Using cash savings, he recently purchased and renovated a house in a small Ontario town. He's about to sell his Toronto home, which should go for well over $1-million.

Feeling more comfortable about handling his portfolio on his own rather than working with an adviser, Paul also enrolled in TD Direct Investing. He attended some educational seminars and has been rebuilding his portfolio. He started with unloading certain mutual funds that had high fees and that didn't align with goal of income preservation rather than growth.

"The majority of my funds are fixed-income producing with some value capital growth equity and a high income-balanced fund," Paul says. "I'm still above book value, which is good."

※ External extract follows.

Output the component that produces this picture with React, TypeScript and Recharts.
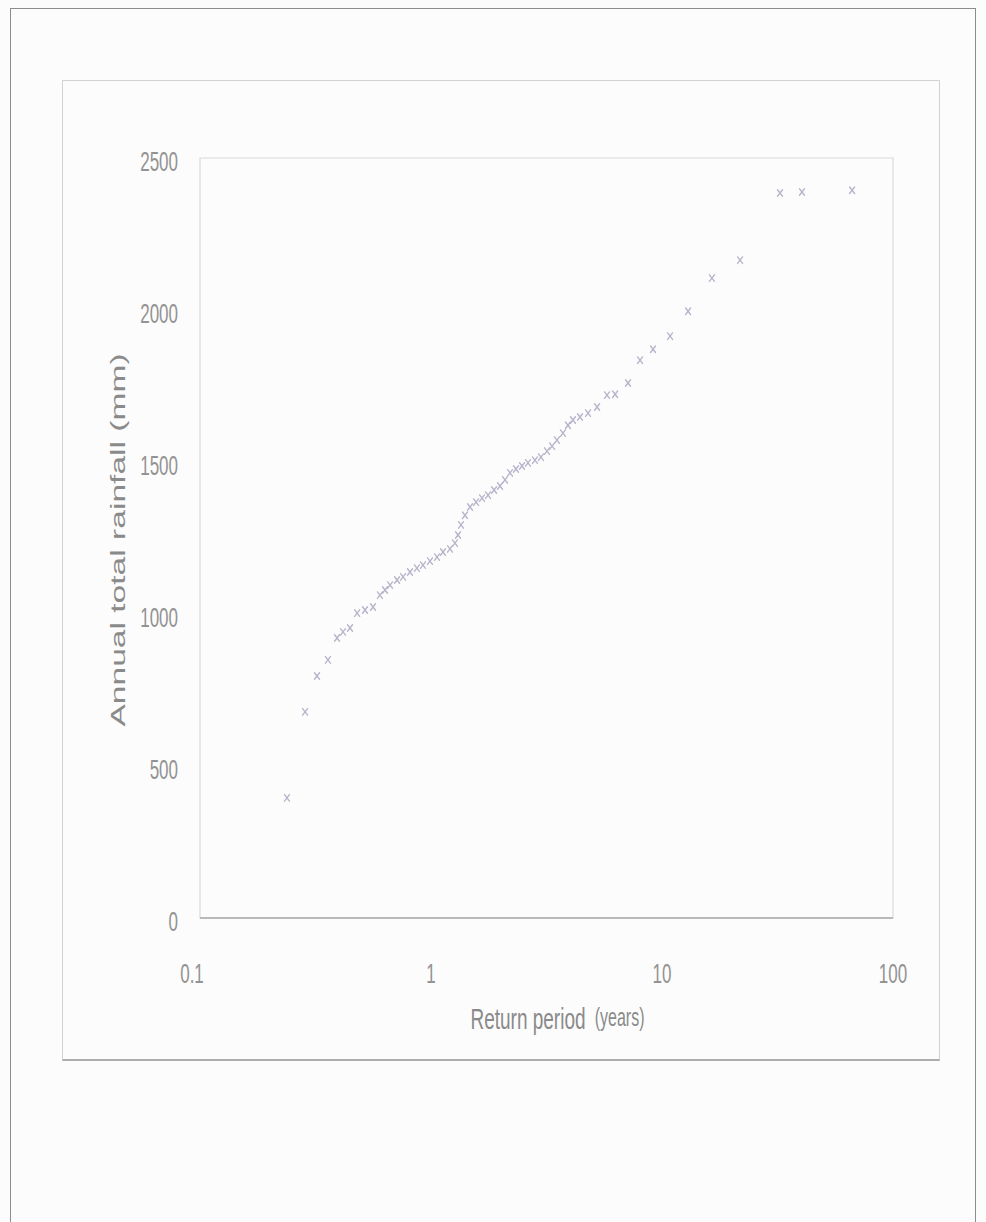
import React from 'react';
import { ScatterChart, Scatter, XAxis, YAxis, ReferenceArea } from 'recharts';

// Return period (years) of each ranked annual total
const returnPeriodYears = [
  0.238, 0.285, 0.321, 0.358, 0.392, 0.416, 0.446, 0.479, 0.518, 0.561,
  0.601, 0.632, 0.665, 0.713, 0.757, 0.811, 0.869, 0.923, 0.99, 1.062,
  1.127, 1.208, 1.27, 1.309, 1.349, 1.403, 1.476, 1.567, 1.663, 1.766,
  1.875, 1.99, 2.091, 2.198, 2.333, 2.477, 2.63, 2.818, 2.992, 3.177,
  3.342, 3.509, 3.725, 3.916, 4.117, 4.416, 4.786, 5.236, 5.781, 6.266,
  7.129, 8.035, 9.146, 10.84, 12.97, 16.45, 21.78, 32.43, 40.36, 66.53,
];

// Annual total rainfall (mm)
const annualRainfallMm = [
  395, 678, 796, 849, 921, 941, 954, 1003, 1013, 1023,
  1062, 1079, 1095, 1112, 1122, 1138, 1151, 1161, 1174, 1187,
  1204, 1214, 1233, 1260, 1293, 1325, 1352, 1368, 1381, 1391,
  1408, 1421, 1441, 1464, 1477, 1487, 1497, 1506, 1516, 1536,
  1552, 1572, 1595, 1621, 1638, 1648, 1661, 1681, 1720, 1723,
  1760, 1835, 1871, 1914, 1996, 2105, 2164, 2385, 2388, 2394,
];

const xTicks = [0.1, 1, 10, 100];
const yTicks = [0, 500, 1000, 1500, 2000, 2500];

const points = returnPeriodYears.map((t, i) => ({ t, mm: annualRainfallMm[i] }));

const FONT = '"Liberation Sans", Arial, sans-serif';
const STRETCH = 1.6;
const TICK_COLOR = '#939393';
const TITLE_COLOR = '#8a8a8a';

// Vertical stretch of text about a horizontal line at y
const stretchY = (y: number) => `translate(0 ${y}) scale(1 ${STRETCH}) translate(0 ${-y})`;

const YTick = (props: any) => {
  const { x, y, payload } = props;
  return (
    <text x={x} y={y + 3} textAnchor="end" dominantBaseline="central" fontSize={17}
      fontFamily={FONT} fill={TICK_COLOR} transform={stretchY(y + 3)}>
      {payload.value}
    </text>
  );
};

const XTick = (props: any) => {
  const { x, y, payload } = props;
  const shift = payload.value < 1 ? -8 : 0;
  return (
    <text x={x + shift} y={y} textAnchor="middle" dominantBaseline="central" fontSize={17}
      fontFamily={FONT} fill={TICK_COLOR} transform={stretchY(y)}>
      {String(payload.value)}
    </text>
  );
};

const YTitle = (props: any) => {
  const vb = props.viewBox || {};
  const cx = vb.x + 18;
  const cy = vb.y + vb.height / 2 + 2;
  return (
    <text x={0} y={0} textAnchor="middle" dominantBaseline="central" fontSize={21}
      fontFamily={FONT} fill={TITLE_COLOR}
      transform={`translate(${cx} ${cy}) scale(1 ${STRETCH}) rotate(-90)`}>
      Annual total rainfall (mm)
    </text>
  );
};

const XTitle = (props: any) => {
  const vb = props.viewBox || {};
  const cx = vb.x + vb.width / 2 + 11;
  const cy = vb.y + 100;
  return (
    <text x={cx} y={cy} textAnchor="middle" dominantBaseline="central" fontSize={19}
      fontFamily={FONT} fill={TITLE_COLOR} transform={stretchY(cy)}>
      Return period{' '}
      <tspan fontSize={16} dx={4}>(years)</tspan>
    </text>
  );
};

const CrossMarker = (props: any) => {
  const { cx, cy } = props;
  if (cx == null || cy == null) return null;
  const r = 2.5;
  return (
    <g stroke="#b9b4cb" strokeWidth={1.4} strokeLinecap="round">
      <line x1={cx - r} y1={cy - r * 1.3} x2={cx + r} y2={cy + r * 1.3} />
      <line x1={cx - r} y1={cy + r * 1.3} x2={cx + r} y2={cy - r * 1.3} />
    </g>
  );
};

export default function App() {
  return (
    <div style={{ position: 'absolute', left: 0, top: 0, width: 986, height: 1222, overflow: 'hidden', background: '#fcfcfc' }}>
      <div style={{ position: 'absolute', left: 10, top: 8, width: 966, height: 1260, border: '1.5px solid #8c8c8c', boxSizing: 'border-box' }} />
      <div style={{ position: 'absolute', left: 62, top: 80, width: 878, height: 981, border: '1px solid #d2d2d2', borderBottom: '2px solid #adadad', boxSizing: 'border-box', background: '#fcfcfc' }} />
      <div style={{ position: 'absolute', left: 0, top: 0 }}>
        <ScatterChart width={986} height={1222} margin={{ top: 158, right: 93, left: 100, bottom: 244 }}>
          <ReferenceArea x1={0.1} x2={100} y1={0} y2={2500} fill="none" stroke="#dadada" strokeWidth={1.2} />
          <XAxis dataKey="t" type="number" scale="log" domain={[0.1, 100]} ticks={xTicks}
            allowDataOverflow height={60} tickLine={false} tickSize={0} tickMargin={55}
            axisLine={{ stroke: '#a8a8a8', strokeWidth: 1.3 }} tick={<XTick />} label={<XTitle />} />
          <YAxis dataKey="mm" type="number" domain={[0, 2500]} ticks={yTicks} width={100}
            axisLine={false} tickLine={false} tickSize={0} tickMargin={22} tick={<YTick />} label={<YTitle />} />
          <Scatter data={points} isAnimationActive={false} shape={<CrossMarker />} />
        </ScatterChart>
      </div>
    </div>
  );
}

He admits, however, that his next challenge is to determine how best to direct his money for the remainder of his retirement, which he plans on spending as a snowbird.

"When I get the cash from the sale of my home, I want to invest it as efficiently as I can," he says. "How do I invest with low risk but generate good cash flow in a way that's tax-efficient?

"I've been frugal all my life," he adds. "I'm going to fall into a big chunk of money and I don't want to waste it. I want to protect my nest egg from decline or decay."

Although it's going to take ongoing research to manage his money for the remainder of his retirement, he's not overly daunted.

"I'm actually quite excited about it," he says. "My situation has changed so drastically that I feel like the world is my oyster. If someone's going to make a mistake with my money, I'm quite happy to make that mistake myself."